| Your task |
Take the lines from the head of the listing through the one bearing "const fmtNeg = v" and copy them exactly, leaving every picture out.
* start *
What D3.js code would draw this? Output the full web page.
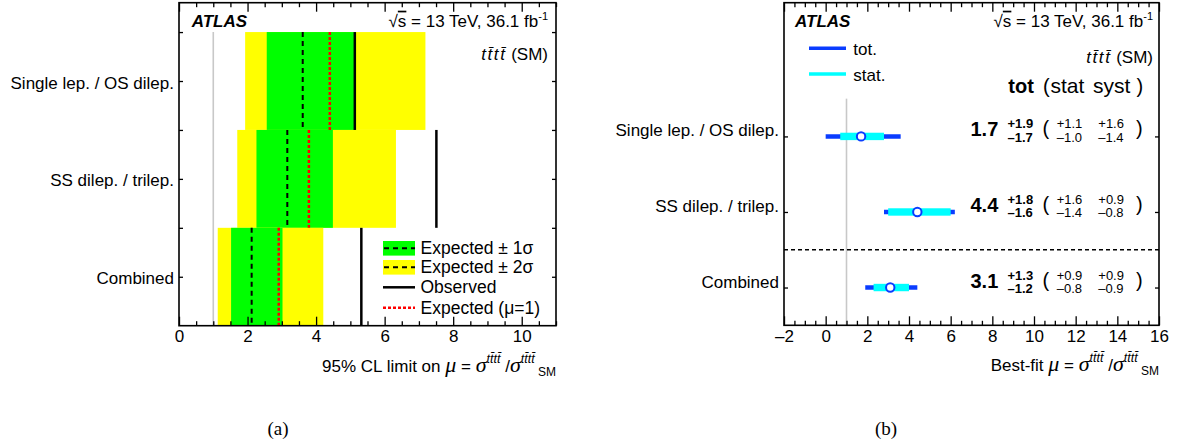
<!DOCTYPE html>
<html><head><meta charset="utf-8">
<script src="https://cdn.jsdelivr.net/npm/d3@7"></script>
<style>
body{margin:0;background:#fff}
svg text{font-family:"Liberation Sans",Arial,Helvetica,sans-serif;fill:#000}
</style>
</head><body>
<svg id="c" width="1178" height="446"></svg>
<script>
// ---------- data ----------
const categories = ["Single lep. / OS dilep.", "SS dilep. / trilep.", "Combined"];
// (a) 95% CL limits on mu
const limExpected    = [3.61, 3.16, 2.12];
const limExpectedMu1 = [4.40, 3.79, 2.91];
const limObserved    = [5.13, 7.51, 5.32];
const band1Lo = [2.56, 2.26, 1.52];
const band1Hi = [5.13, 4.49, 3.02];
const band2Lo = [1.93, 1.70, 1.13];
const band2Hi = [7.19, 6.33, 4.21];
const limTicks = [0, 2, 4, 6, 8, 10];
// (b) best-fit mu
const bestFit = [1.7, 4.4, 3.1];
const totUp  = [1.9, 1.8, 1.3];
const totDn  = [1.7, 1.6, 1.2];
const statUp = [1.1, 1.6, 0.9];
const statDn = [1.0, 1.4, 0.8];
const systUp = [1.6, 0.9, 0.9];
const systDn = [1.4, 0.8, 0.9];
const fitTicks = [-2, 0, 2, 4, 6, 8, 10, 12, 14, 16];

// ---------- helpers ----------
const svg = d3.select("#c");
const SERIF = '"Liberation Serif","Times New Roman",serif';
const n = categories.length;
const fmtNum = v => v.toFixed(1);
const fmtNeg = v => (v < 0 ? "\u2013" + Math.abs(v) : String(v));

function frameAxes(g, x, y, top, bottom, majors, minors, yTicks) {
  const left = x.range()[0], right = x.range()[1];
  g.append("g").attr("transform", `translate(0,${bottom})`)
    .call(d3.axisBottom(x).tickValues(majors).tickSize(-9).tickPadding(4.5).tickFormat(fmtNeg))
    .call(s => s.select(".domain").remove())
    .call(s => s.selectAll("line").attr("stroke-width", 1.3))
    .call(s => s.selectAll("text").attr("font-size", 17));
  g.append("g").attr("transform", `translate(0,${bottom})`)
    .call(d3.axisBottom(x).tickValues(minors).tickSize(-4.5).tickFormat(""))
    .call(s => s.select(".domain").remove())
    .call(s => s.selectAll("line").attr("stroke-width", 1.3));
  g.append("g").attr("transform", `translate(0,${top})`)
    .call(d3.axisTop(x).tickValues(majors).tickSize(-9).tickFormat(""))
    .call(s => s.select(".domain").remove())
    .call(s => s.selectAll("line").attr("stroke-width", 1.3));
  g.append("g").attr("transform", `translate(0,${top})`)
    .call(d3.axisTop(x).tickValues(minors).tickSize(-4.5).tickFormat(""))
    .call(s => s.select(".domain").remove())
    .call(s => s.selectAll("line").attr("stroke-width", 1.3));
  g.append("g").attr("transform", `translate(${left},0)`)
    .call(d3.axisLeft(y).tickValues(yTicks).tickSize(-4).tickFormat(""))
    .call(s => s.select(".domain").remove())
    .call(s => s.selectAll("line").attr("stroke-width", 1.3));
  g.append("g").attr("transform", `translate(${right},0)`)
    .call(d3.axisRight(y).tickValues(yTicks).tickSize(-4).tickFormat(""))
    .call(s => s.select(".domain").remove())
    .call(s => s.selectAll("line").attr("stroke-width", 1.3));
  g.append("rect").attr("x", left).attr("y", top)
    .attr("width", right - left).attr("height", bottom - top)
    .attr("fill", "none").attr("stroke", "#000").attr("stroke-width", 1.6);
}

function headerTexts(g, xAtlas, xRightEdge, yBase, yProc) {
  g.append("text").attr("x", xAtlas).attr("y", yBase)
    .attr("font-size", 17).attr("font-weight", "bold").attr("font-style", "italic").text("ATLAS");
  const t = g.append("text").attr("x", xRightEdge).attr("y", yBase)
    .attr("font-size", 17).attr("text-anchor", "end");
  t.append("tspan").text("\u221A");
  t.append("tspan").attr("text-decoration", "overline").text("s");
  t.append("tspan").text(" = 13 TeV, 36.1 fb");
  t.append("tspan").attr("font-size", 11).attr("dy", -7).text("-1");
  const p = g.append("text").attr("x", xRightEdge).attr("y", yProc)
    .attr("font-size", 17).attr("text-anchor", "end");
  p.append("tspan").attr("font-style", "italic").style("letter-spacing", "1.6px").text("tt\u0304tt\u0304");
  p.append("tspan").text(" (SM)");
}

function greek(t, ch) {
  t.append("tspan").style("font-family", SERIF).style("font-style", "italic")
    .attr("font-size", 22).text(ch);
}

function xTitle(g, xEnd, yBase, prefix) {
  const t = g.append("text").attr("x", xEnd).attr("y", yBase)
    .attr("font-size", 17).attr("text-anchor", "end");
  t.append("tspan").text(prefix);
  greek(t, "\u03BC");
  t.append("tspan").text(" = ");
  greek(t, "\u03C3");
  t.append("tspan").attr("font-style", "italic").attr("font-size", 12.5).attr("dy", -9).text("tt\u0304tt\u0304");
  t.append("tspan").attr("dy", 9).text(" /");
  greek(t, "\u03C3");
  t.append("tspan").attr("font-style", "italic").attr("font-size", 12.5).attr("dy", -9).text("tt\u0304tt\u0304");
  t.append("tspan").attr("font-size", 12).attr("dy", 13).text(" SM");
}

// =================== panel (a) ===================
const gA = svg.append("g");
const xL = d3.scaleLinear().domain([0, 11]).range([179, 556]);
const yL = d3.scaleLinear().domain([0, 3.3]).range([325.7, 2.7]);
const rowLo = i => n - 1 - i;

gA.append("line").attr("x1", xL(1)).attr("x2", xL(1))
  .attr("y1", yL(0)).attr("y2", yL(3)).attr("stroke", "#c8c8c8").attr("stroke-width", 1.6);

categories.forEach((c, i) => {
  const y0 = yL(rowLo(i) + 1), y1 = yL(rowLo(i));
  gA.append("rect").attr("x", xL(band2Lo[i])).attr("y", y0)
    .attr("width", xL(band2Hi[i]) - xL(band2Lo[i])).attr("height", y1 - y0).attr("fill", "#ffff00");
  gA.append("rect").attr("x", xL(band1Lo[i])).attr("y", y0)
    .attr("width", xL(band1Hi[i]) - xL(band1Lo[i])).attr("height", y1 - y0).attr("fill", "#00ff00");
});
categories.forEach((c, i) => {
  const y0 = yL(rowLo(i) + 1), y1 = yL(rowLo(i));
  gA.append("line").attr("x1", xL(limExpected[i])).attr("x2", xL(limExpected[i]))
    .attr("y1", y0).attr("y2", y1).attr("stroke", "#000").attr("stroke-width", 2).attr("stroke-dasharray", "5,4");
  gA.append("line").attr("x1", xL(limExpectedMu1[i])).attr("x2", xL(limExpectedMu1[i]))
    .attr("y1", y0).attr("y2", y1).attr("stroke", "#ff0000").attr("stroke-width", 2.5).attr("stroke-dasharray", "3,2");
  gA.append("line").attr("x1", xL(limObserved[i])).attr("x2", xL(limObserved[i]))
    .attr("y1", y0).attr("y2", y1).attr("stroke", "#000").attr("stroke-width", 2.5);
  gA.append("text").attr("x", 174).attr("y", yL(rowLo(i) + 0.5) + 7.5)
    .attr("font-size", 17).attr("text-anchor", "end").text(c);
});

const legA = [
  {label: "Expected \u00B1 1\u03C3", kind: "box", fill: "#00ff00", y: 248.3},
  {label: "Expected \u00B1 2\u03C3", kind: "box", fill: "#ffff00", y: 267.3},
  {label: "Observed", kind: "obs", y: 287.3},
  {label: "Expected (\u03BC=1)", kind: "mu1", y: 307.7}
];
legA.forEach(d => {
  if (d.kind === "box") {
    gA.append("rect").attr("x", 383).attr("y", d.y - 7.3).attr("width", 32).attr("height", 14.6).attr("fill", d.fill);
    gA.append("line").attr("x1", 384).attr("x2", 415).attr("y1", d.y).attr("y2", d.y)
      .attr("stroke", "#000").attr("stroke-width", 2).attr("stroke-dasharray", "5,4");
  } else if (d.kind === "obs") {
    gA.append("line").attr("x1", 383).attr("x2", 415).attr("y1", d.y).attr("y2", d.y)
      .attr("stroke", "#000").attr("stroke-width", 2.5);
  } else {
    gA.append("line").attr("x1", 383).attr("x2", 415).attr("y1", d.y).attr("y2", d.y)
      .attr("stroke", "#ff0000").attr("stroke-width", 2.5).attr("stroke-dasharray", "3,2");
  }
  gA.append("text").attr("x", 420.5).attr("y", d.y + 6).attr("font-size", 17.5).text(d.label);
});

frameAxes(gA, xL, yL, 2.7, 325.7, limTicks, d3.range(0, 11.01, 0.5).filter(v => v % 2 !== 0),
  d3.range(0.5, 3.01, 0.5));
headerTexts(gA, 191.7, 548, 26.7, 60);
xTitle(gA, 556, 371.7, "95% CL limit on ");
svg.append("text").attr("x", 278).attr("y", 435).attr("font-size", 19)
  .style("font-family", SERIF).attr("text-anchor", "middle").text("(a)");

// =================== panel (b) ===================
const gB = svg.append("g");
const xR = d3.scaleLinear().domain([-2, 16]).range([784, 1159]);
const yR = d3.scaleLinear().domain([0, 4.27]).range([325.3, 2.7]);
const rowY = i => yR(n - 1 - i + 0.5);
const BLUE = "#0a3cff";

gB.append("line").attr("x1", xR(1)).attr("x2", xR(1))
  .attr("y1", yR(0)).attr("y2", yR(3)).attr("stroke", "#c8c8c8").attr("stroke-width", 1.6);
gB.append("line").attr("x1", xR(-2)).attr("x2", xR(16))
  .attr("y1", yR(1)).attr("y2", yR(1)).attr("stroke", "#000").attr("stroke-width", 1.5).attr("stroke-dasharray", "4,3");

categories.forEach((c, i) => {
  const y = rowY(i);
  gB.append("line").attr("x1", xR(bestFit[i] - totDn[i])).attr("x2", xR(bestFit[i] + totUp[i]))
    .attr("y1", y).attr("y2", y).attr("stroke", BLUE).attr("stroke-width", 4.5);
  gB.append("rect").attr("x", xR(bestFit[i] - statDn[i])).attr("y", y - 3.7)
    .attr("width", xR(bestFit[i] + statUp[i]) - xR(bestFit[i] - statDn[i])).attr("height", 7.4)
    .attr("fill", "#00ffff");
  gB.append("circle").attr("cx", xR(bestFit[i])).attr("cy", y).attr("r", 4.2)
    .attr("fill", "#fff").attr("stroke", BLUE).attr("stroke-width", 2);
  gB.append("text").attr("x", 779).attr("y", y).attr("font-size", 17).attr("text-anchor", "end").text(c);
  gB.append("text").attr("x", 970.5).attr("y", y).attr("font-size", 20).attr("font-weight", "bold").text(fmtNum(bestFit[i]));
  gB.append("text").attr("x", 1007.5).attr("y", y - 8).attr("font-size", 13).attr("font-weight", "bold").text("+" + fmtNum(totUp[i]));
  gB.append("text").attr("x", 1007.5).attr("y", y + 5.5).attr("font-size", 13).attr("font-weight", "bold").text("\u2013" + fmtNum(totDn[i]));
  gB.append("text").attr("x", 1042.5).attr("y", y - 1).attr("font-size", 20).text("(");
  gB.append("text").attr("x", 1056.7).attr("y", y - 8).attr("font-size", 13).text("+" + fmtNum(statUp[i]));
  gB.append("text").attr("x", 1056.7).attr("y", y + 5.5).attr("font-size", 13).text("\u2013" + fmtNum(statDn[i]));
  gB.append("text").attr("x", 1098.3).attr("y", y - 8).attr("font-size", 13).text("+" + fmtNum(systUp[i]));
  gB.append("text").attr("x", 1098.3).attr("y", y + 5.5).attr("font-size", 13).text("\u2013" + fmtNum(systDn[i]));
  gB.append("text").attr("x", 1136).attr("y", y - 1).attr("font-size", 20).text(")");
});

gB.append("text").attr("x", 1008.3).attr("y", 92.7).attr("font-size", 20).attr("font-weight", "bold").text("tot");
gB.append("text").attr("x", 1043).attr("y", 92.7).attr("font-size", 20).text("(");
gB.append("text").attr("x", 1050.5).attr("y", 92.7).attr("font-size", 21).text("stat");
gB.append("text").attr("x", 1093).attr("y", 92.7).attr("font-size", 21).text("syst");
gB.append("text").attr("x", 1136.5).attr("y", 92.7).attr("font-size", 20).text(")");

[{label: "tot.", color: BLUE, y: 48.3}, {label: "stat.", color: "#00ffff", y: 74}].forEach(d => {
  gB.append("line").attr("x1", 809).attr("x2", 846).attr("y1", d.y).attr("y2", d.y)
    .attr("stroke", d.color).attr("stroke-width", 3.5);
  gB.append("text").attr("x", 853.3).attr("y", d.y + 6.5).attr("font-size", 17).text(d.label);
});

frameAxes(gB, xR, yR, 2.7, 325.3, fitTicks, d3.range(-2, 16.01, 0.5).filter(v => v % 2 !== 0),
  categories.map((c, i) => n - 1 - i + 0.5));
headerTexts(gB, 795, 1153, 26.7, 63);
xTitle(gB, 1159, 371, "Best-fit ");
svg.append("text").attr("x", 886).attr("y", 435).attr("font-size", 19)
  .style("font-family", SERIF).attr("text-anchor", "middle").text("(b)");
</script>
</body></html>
* end *
| Task response |
What D3.js code would draw this? Output the full web page.
<!DOCTYPE html>
<html><head><meta charset="utf-8">
<script src="https://cdn.jsdelivr.net/npm/d3@7"></script>
<style>
body{margin:0;background:#fff}
svg text{font-family:"Liberation Sans",Arial,Helvetica,sans-serif;fill:#000}
</style>
</head><body>
<svg id="c" width="1178" height="446"></svg>
<script>
// ---------- data ----------
const categories = ["Single lep. / OS dilep.", "SS dilep. / trilep.", "Combined"];
// (a) 95% CL limits on mu
const limExpected    = [3.61, 3.16, 2.12];
const limExpectedMu1 = [4.40, 3.79, 2.91];
const limObserved    = [5.13, 7.51, 5.32];
const band1Lo = [2.56, 2.26, 1.52];
const band1Hi = [5.13, 4.49, 3.02];
const band2Lo = [1.93, 1.70, 1.13];
const band2Hi = [7.19, 6.33, 4.21];
const limTicks = [0, 2, 4, 6, 8, 10];
// (b) best-fit mu
const bestFit = [1.7, 4.4, 3.1];
const totUp  = [1.9, 1.8, 1.3];
const totDn  = [1.7, 1.6, 1.2];
const statUp = [1.1, 1.6, 0.9];
const statDn = [1.0, 1.4, 0.8];
const systUp = [1.6, 0.9, 0.9];
const systDn = [1.4, 0.8, 0.9];
const fitTicks = [-2, 0, 2, 4, 6, 8, 10, 12, 14, 16];

// ---------- helpers ----------
const svg = d3.select("#c");
const SERIF = '"Liberation Serif","Times New Roman",serif';
const n = categories.length;
const fmtNum = v => v.toFixed(1);
const fmtNeg = v => (v < 0 ? "\u2013" + Math.abs(v) : String(v));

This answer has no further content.